**WHAT IS BEING ASKED:**
Return exactly, please, the lines that run from the line with "Emit a Python" to the line with "yscale = alt.Scale(domain=[0, n", ends included, and omit all pictures.

**GIVEN INFORMATION:**
========================================
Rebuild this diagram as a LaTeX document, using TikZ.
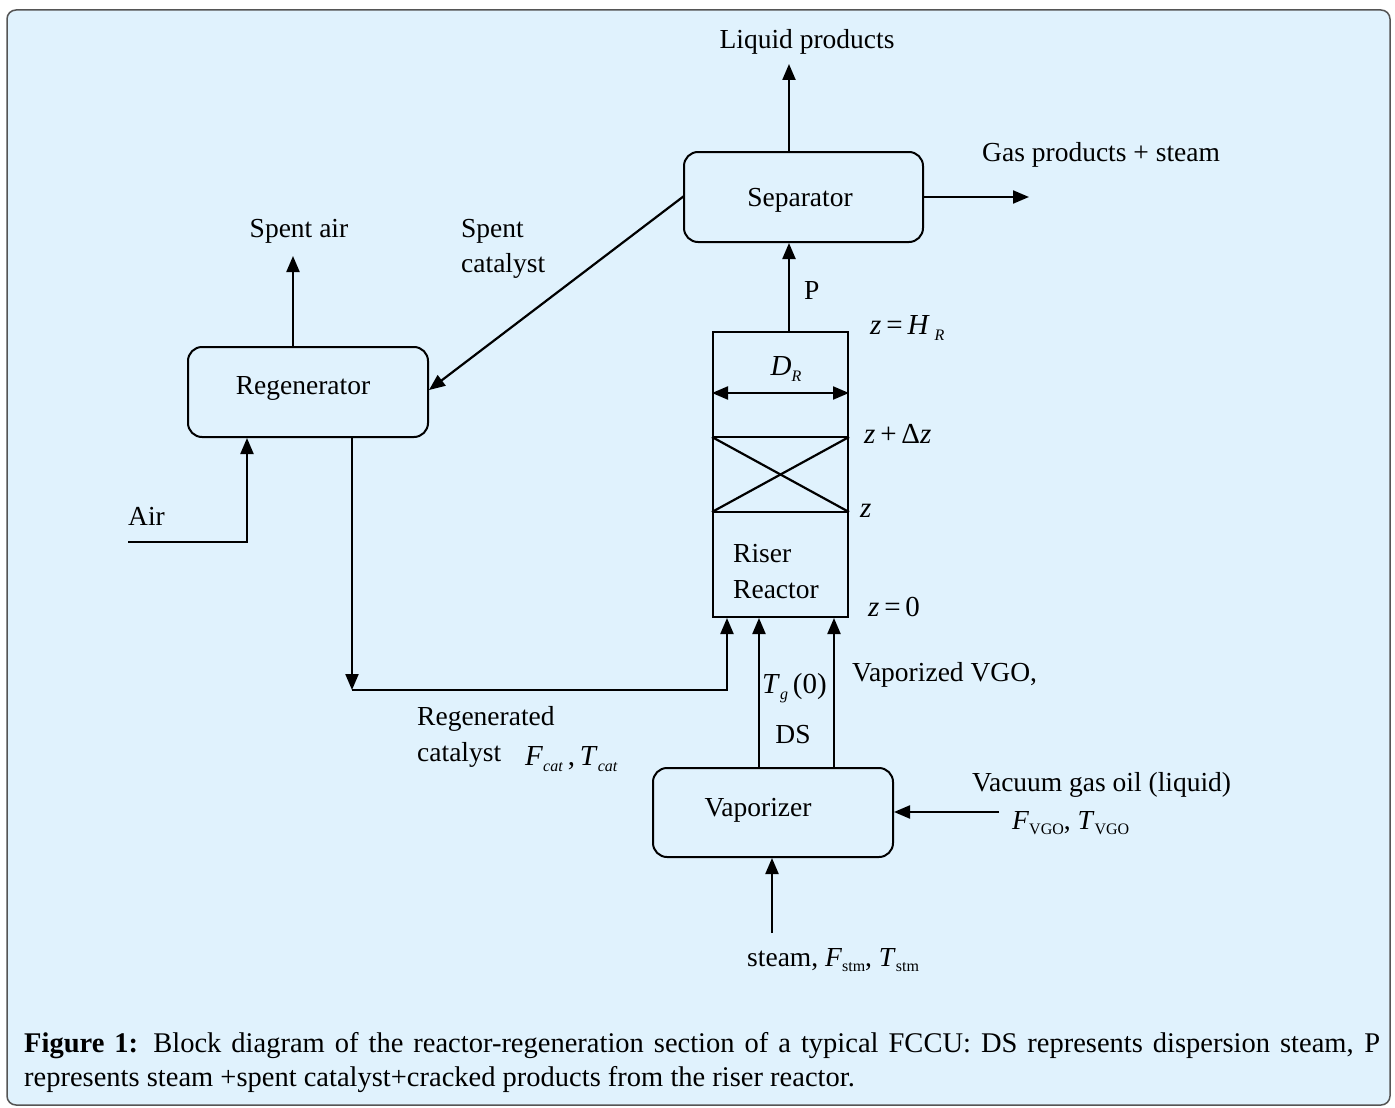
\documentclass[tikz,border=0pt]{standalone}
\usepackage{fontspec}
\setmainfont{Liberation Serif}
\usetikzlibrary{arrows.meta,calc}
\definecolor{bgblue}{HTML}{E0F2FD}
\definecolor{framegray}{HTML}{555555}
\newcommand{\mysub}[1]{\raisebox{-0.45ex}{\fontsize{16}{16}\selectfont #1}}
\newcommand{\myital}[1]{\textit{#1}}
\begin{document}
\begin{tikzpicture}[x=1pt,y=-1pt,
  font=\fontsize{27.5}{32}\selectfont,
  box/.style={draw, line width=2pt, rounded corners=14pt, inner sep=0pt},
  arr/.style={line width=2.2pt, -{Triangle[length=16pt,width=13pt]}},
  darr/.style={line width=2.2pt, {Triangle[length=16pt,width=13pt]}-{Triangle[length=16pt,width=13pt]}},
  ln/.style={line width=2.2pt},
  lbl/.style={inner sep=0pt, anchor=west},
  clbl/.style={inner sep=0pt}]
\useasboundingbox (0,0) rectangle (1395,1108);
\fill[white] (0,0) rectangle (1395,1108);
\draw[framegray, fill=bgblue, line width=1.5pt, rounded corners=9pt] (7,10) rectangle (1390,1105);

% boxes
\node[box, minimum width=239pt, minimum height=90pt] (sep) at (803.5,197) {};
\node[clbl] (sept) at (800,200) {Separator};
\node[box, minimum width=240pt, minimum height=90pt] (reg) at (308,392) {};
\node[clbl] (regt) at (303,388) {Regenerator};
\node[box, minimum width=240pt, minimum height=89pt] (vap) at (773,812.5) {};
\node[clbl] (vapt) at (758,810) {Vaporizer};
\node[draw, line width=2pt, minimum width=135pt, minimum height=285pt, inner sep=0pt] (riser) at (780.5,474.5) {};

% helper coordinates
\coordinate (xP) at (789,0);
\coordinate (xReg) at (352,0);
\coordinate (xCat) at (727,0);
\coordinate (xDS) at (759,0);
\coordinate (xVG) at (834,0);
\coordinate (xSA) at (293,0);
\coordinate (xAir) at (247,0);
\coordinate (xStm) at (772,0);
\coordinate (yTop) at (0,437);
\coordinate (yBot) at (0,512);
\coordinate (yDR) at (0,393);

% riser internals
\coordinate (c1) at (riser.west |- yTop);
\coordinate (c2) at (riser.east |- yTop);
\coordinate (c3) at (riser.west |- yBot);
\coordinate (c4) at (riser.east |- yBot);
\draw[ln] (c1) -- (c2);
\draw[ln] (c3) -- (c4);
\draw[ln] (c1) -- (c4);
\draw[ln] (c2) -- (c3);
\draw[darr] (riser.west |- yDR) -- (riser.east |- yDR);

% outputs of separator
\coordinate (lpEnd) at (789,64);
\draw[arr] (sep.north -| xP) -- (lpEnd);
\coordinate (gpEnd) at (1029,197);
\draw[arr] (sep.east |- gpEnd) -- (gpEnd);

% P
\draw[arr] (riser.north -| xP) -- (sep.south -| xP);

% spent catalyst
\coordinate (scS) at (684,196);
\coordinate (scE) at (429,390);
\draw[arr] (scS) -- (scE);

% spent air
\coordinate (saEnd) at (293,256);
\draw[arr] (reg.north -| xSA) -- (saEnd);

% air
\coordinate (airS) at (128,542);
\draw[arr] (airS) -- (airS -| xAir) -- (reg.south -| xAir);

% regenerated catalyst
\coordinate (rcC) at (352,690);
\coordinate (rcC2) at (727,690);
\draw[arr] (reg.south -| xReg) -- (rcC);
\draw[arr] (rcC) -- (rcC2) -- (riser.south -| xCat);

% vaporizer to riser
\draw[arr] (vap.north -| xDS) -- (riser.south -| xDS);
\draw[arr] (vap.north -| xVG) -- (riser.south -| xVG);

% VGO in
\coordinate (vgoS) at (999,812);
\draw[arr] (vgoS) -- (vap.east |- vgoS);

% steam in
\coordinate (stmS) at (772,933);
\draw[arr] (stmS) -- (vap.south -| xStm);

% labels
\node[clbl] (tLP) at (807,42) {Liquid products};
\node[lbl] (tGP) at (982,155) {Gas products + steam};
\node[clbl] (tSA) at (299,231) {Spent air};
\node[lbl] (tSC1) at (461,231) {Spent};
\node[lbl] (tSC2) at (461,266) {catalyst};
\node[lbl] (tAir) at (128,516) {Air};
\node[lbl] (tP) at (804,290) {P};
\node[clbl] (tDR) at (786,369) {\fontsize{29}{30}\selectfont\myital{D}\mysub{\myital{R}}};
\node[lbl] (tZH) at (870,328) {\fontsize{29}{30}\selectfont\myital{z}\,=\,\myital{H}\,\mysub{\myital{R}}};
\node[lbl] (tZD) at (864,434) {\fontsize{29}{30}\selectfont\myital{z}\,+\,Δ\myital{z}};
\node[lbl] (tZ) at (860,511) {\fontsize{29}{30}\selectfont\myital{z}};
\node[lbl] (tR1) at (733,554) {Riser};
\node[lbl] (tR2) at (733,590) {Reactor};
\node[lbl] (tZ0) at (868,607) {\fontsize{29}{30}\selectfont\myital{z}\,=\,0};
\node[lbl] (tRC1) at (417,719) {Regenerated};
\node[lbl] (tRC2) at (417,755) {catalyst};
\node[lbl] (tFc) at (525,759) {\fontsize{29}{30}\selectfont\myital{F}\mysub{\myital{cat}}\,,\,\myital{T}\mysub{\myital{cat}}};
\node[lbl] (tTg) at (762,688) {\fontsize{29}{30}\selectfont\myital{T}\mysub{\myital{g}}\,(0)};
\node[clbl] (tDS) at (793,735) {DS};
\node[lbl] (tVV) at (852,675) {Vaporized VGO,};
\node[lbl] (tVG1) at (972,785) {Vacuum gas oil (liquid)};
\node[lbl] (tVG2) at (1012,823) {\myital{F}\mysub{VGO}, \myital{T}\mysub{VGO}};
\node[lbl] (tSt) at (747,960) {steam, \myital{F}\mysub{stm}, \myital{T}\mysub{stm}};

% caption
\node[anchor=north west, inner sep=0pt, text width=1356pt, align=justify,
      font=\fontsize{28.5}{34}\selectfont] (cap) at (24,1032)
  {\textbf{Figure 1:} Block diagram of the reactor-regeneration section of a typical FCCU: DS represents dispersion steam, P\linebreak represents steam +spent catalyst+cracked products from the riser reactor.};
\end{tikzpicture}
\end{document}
========================================
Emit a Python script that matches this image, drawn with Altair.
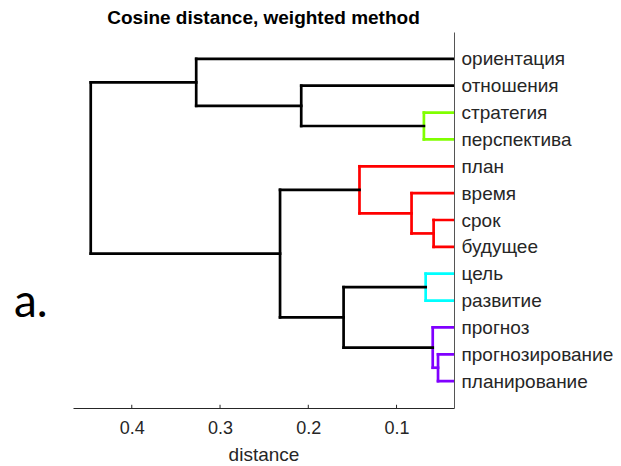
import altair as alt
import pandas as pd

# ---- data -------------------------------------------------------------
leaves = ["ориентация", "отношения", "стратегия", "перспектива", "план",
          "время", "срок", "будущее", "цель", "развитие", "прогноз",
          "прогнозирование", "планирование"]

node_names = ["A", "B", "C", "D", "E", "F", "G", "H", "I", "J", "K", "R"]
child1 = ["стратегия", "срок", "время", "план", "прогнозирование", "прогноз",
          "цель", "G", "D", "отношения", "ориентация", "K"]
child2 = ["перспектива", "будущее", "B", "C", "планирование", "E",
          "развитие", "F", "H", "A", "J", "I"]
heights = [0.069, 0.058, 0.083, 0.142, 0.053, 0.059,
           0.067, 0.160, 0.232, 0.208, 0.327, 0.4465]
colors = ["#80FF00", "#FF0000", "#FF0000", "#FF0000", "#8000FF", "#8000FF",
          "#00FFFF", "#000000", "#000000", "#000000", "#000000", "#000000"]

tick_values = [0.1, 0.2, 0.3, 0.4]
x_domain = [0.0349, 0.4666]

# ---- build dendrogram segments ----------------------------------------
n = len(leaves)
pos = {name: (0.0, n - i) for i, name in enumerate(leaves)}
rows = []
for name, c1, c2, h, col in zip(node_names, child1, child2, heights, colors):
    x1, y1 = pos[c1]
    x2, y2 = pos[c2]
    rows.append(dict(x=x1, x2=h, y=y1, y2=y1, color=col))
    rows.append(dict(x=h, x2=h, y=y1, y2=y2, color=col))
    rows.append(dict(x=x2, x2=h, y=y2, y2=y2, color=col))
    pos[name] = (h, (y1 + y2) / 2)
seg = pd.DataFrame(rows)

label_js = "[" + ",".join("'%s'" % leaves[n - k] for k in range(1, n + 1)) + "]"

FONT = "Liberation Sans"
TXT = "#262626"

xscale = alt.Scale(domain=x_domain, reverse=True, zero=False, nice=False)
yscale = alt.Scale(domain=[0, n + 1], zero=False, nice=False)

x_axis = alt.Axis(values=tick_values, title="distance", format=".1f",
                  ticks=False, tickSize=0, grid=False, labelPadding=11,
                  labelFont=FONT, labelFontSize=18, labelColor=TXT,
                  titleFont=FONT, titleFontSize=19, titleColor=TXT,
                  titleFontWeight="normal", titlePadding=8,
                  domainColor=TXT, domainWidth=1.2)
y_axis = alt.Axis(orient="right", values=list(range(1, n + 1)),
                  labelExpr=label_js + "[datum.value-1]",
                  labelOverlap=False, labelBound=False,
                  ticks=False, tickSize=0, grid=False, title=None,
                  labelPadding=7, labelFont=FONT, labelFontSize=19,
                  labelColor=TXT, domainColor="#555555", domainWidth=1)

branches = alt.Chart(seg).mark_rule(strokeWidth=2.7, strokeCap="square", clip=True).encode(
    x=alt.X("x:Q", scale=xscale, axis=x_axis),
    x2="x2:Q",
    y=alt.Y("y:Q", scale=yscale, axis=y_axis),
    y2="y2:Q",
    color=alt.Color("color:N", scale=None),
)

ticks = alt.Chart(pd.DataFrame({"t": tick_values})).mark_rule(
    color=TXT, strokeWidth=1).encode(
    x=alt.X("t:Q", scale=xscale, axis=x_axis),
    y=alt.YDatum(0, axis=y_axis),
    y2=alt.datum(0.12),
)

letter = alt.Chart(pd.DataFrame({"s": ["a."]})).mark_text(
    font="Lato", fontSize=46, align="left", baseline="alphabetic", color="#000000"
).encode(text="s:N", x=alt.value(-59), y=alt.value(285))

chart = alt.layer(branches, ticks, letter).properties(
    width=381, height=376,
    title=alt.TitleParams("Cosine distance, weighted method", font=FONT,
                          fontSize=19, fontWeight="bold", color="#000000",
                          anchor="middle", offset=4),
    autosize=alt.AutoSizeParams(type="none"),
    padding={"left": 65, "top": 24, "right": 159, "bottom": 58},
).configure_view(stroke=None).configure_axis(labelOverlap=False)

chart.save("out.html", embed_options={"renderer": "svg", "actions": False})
========================================
**FULL RESPONSE:**
Emit a Python script that matches this image, drawn with Altair.
import altair as alt
import pandas as pd

# ---- data -------------------------------------------------------------
leaves = ["ориентация", "отношения", "стратегия", "перспектива", "план",
          "время", "срок", "будущее", "цель", "развитие", "прогноз",
          "прогнозирование", "планирование"]

node_names = ["A", "B", "C", "D", "E", "F", "G", "H", "I", "J", "K", "R"]
child1 = ["стратегия", "срок", "время", "план", "прогнозирование", "прогноз",
          "цель", "G", "D", "отношения", "ориентация", "K"]
child2 = ["перспектива", "будущее", "B", "C", "планирование", "E",
          "развитие", "F", "H", "A", "J", "I"]
heights = [0.069, 0.058, 0.083, 0.142, 0.053, 0.059,
           0.067, 0.160, 0.232, 0.208, 0.327, 0.4465]
colors = ["#80FF00", "#FF0000", "#FF0000", "#FF0000", "#8000FF", "#8000FF",
          "#00FFFF", "#000000", "#000000", "#000000", "#000000", "#000000"]

tick_values = [0.1, 0.2, 0.3, 0.4]
x_domain = [0.0349, 0.4666]

# ---- build dendrogram segments ----------------------------------------
n = len(leaves)
pos = {name: (0.0, n - i) for i, name in enumerate(leaves)}
rows = []
for name, c1, c2, h, col in zip(node_names, child1, child2, heights, colors):
    x1, y1 = pos[c1]
    x2, y2 = pos[c2]
    rows.append(dict(x=x1, x2=h, y=y1, y2=y1, color=col))
    rows.append(dict(x=h, x2=h, y=y1, y2=y2, color=col))
    rows.append(dict(x=x2, x2=h, y=y2, y2=y2, color=col))
    pos[name] = (h, (y1 + y2) / 2)
seg = pd.DataFrame(rows)

label_js = "[" + ",".join("'%s'" % leaves[n - k] for k in range(1, n + 1)) + "]"

FONT = "Liberation Sans"
TXT = "#262626"

xscale = alt.Scale(domain=x_domain, reverse=True, zero=False, nice=False)
yscale = alt.Scale(domain=[0, n + 1], zero=False, nice=False)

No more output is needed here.